How to Properly Disable Offline Files in Windows Vista

Hi, it's Adam Conkle again from the Directory Services team. Today's posting covers how to correctly disable Offline Files in Windows Vista. I recently had a case where the customer was experiencing undesirable behavior with a file share only when the file server was accessed from their Windows Vista machines.

The symptoms were:

1. Files saved to the file share from the Vista machines will not update the file on the file server, yet the changes appear when accessed on the Vista machine.

2. Files and folders that have been deleted from the file server continue to appear when the file share is accessed from the Vista machines. The files and folders cannot be deleted from the Vista machines because the files do not exist.
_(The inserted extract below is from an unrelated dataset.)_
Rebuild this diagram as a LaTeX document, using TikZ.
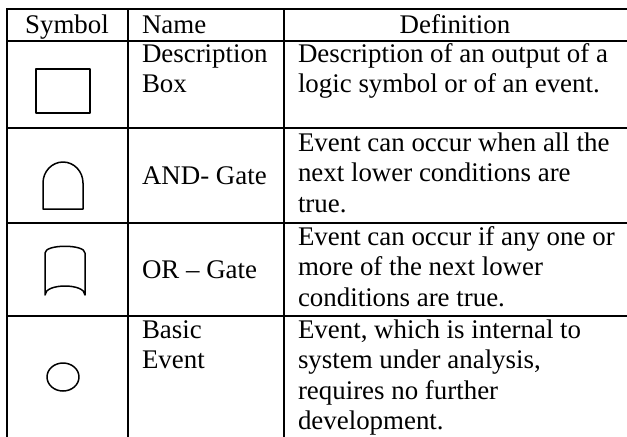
\documentclass[tikz,border=0pt]{standalone}
\usepackage{fontspec}
\setmainfont{Liberation Serif}
\begin{document}
\begin{tikzpicture}[x=0.5pt, y=-0.5pt,
  rule/.style={line width=1pt, line cap=rect},
  sym/.style={line width=0.75pt, line join=round},
  % multi-line cells are placed by the baseline of their last line
  cell/.style={inner sep=0pt, outer sep=0pt, align=left, anchor=base west,
    font=\fontsize{13.45pt}{15.25pt}\selectfont},
  head/.style={inner sep=0pt, outer sep=0pt, anchor=base,
    font=\fontsize{13.45pt}{15.25pt}\selectfont}]
\useasboundingbox (0,0) rectangle (627,436);

% table rules
\draw[rule] (7,8.5) -- (627,8.5);
\draw[rule] (7,41) -- (627,41);
\draw[rule] (7,128) -- (627,128);
\draw[rule] (7,222.5) -- (627,222.5);
\draw[rule] (7,316) -- (627,316);
\draw[rule] (7,8.5) -- (7,440);
\draw[rule] (127.5,8.5) -- (127.5,440);
\draw[rule] (283.5,8.5) -- (283.5,440);

% header
\node[head] (hsym) at (67,33) {Symbol};
\node[cell] (hname) at (142,33) {Name};
\node[head] (hdef) at (455,33) {Definition};

% description box
\draw[sym] (36,69) rectangle (90,113);
\node[cell] (n1) at (142,92.5) {Description\\Box};
\node[cell] (d1) at (298,92.5) {Description of an output of a\\logic symbol or of an event.};

% AND gate
\draw[sym] (43,209) -- (43,183) arc[start angle=180, end angle=360, x radius=20, y radius=21] -- (83,209) -- cycle;
\node[cell] (n2) at (142,184) {AND- Gate};
\node[cell] (d2) at (298,212) {Event can occur when all the\\next lower conditions are\\true.};

% OR gate
\draw[sym] (45,295) -- (45,253) .. controls (45,244) and (85,244) .. (85,253)
  -- (85,295) .. controls (85,283) and (45,283) .. (45,295) -- cycle;
\node[cell] (n3) at (142,278) {OR -- Gate};
\node[cell] (d3) at (298,306) {Event can occur if any one or\\more of the next lower\\conditions are true.};

% basic event
\draw[sym] (63,377) ellipse[x radius=16, y radius=14];
\node[cell] (n4) at (142,368.5) {Basic\\Event};
\node[cell] (d4) at (298,429.5) {Event, which is internal to\\system under analysis,\\requires no further\\development.};
\end{tikzpicture}
\end{document}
The customer advised that they had chosen to disable Offline Files on all of their Vista machines. I looked at Control Panel and Offline Files was set to Disabled. I then looked at Services.msc and the Offline Files service was disabled. Looks good, right?

image

image

Next, I decided it would be a good idea to get a Process Monitor capture while we reproduce the above symptoms. Analysis of the capture showed me that Explorer.exe was not accessing the UNC path as expected, but rather was accessing C:\Windows\CSC\<namespace_path_for_share>. That's odd. You're probably thinking: "Why is Explorer.exe trying to access the Client Side Caching database when Offline Files has been disabled?"

That is a great question, and here is the answer:

Client Side Caching has a kernel driver that is loaded at startup when Offline Files is enabled. You can check the status of the driver by opening System Information (Start > Run > msinfo32 > System Summary > Software Environment > System Drivers). In the name column you will find "csc" with a description of "Offline Files Driver". When Offline Files is truly disabled, the Start Mode column should be set to "Disabled"; otherwise it will be set to "System" which means it is loaded at system startup.

image

In my case, the customer's driver was set to "System" even though the Offline Files GUI and the Offline Files service were both disabled. Offline Files on her Vista machines was in a halfway enabled state. No synchronization with the file server was taking place, but Explorer.exe was still directed to look at the CSC database because the kernel driver was loaded.

When the customer disabled Offline Files on the Vista machines, she manually disabled the Offline Files service on each machine, and she never made any change to the Offline Files GUI in Control Panel. I found that when you only disable the service, the Offline Files GUI does get updated and shows "Disabled", but it leaves the kernel driver startup mode set to "System". If you disable Offline Files via the Control Panel GUI, the service is disabled and the kernel driver is disabled as well. When Offline Files is disabled via the Control Panel GUI, you will be prompted to reboot the machine for this to take effect (so that the kernel driver can be unloaded).

The supported way to disable Offline Files is to use the Offline Files GUI in Control Panel, Group Policy, or WMIC.

To enable/disable Offline Files via Group Policy:

This is a Computer Configuration setting under Administrative Templates\Network\Offline Files named "Allow of Disallow use of the Offline Files feature". Once the GPO applies, a reboot is required for the setting to take effect.

image

To enable/disable Offline Files via WMIC:

We use the Enable method of Win32_OfflineFilesCache to enable or disable offline files. Simply pass the Enable method a Boolean value.

Example command:

image

As noted in the output, a reboot is required for the new setting to take effect.

If you have gotten your Vista machines into the state described above, enable Offline Files via one of the supported methods described above, reboot, disable Offline Files using a supported method, and then reboot once again.